— start SUPPLIED ENTRIES —

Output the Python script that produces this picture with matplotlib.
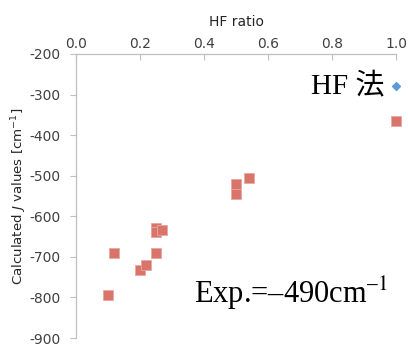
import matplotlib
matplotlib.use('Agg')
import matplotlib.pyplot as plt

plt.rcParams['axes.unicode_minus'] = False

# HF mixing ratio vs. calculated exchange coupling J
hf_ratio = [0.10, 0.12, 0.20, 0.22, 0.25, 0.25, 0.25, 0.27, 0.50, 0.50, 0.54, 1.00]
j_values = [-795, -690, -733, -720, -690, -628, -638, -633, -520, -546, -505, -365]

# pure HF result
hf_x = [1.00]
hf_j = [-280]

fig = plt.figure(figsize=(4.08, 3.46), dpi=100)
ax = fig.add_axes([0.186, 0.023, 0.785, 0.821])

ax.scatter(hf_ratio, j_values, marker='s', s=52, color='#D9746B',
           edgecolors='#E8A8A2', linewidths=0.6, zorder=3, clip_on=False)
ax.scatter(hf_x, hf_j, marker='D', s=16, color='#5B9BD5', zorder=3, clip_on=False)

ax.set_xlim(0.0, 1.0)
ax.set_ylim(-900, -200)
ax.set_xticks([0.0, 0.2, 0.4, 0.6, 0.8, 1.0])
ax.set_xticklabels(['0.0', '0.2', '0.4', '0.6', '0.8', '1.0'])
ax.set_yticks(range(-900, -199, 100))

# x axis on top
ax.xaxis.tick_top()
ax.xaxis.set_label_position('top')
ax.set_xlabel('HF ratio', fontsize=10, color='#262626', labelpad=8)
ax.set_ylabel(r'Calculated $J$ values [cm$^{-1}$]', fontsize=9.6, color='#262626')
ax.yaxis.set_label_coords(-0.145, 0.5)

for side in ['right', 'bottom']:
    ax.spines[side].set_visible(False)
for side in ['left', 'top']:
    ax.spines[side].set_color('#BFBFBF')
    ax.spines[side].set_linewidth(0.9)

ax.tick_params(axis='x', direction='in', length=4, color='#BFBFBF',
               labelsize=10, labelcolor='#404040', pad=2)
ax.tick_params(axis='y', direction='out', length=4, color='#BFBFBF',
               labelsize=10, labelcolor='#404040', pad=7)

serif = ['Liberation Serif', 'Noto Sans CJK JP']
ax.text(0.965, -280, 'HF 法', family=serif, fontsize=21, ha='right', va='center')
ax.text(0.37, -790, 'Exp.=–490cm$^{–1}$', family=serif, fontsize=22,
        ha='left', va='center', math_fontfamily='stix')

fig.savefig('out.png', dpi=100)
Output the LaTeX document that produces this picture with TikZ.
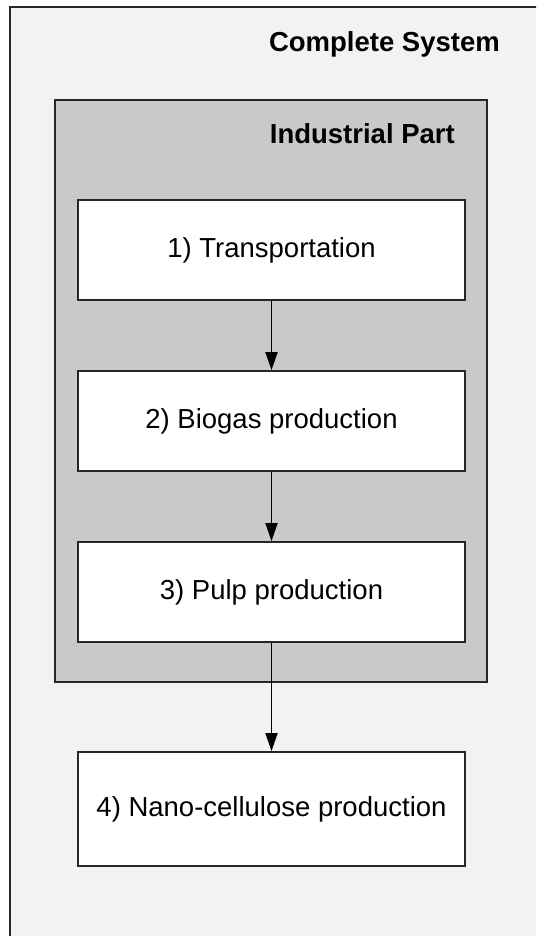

— end SUPPLIED ENTRIES —

TO DO:
Copy the listing exactly. Any image in it stays out of the copy.

COMPLETED TASK:
Output the Python script that produces this picture with matplotlib.
import matplotlib
matplotlib.use('Agg')
import matplotlib.pyplot as plt

plt.rcParams['axes.unicode_minus'] = False

# HF mixing ratio vs. calculated exchange coupling J
hf_ratio = [0.10, 0.12, 0.20, 0.22, 0.25, 0.25, 0.25, 0.27, 0.50, 0.50, 0.54, 1.00]
j_values = [-795, -690, -733, -720, -690, -628, -638, -633, -520, -546, -505, -365]

# pure HF result
hf_x = [1.00]
hf_j = [-280]

fig = plt.figure(figsize=(4.08, 3.46), dpi=100)
ax = fig.add_axes([0.186, 0.023, 0.785, 0.821])

ax.scatter(hf_ratio, j_values, marker='s', s=52, color='#D9746B',
           edgecolors='#E8A8A2', linewidths=0.6, zorder=3, clip_on=False)
ax.scatter(hf_x, hf_j, marker='D', s=16, color='#5B9BD5', zorder=3, clip_on=False)

ax.set_xlim(0.0, 1.0)
ax.set_ylim(-900, -200)
ax.set_xticks([0.0, 0.2, 0.4, 0.6, 0.8, 1.0])
ax.set_xticklabels(['0.0', '0.2', '0.4', '0.6', '0.8', '1.0'])
ax.set_yticks(range(-900, -199, 100))

# x axis on top
ax.xaxis.tick_top()
ax.xaxis.set_label_position('top')
ax.set_xlabel('HF ratio', fontsize=10, color='#262626', labelpad=8)
ax.set_ylabel(r'Calculated $J$ values [cm$^{-1}$]', fontsize=9.6, color='#262626')
ax.yaxis.set_label_coords(-0.145, 0.5)

for side in ['right', 'bottom']:
    ax.spines[side].set_visible(False)
for side in ['left', 'top']:
    ax.spines[side].set_color('#BFBFBF')
    ax.spines[side].set_linewidth(0.9)

ax.tick_params(axis='x', direction='in', length=4, color='#BFBFBF',
               labelsize=10, labelcolor='#404040', pad=2)
ax.tick_params(axis='y', direction='out', length=4, color='#BFBFBF',
               labelsize=10, labelcolor='#404040', pad=7)

serif = ['Liberation Serif', 'Noto Sans CJK JP']
ax.text(0.965, -280, 'HF 法', family=serif, fontsize=21, ha='right', va='center')
ax.text(0.37, -790, 'Exp.=–490cm$^{–1}$', family=serif, fontsize=22,
        ha='left', va='center', math_fontfamily='stix')

fig.savefig('out.png', dpi=100)
Output the LaTeX document that produces this picture with TikZ.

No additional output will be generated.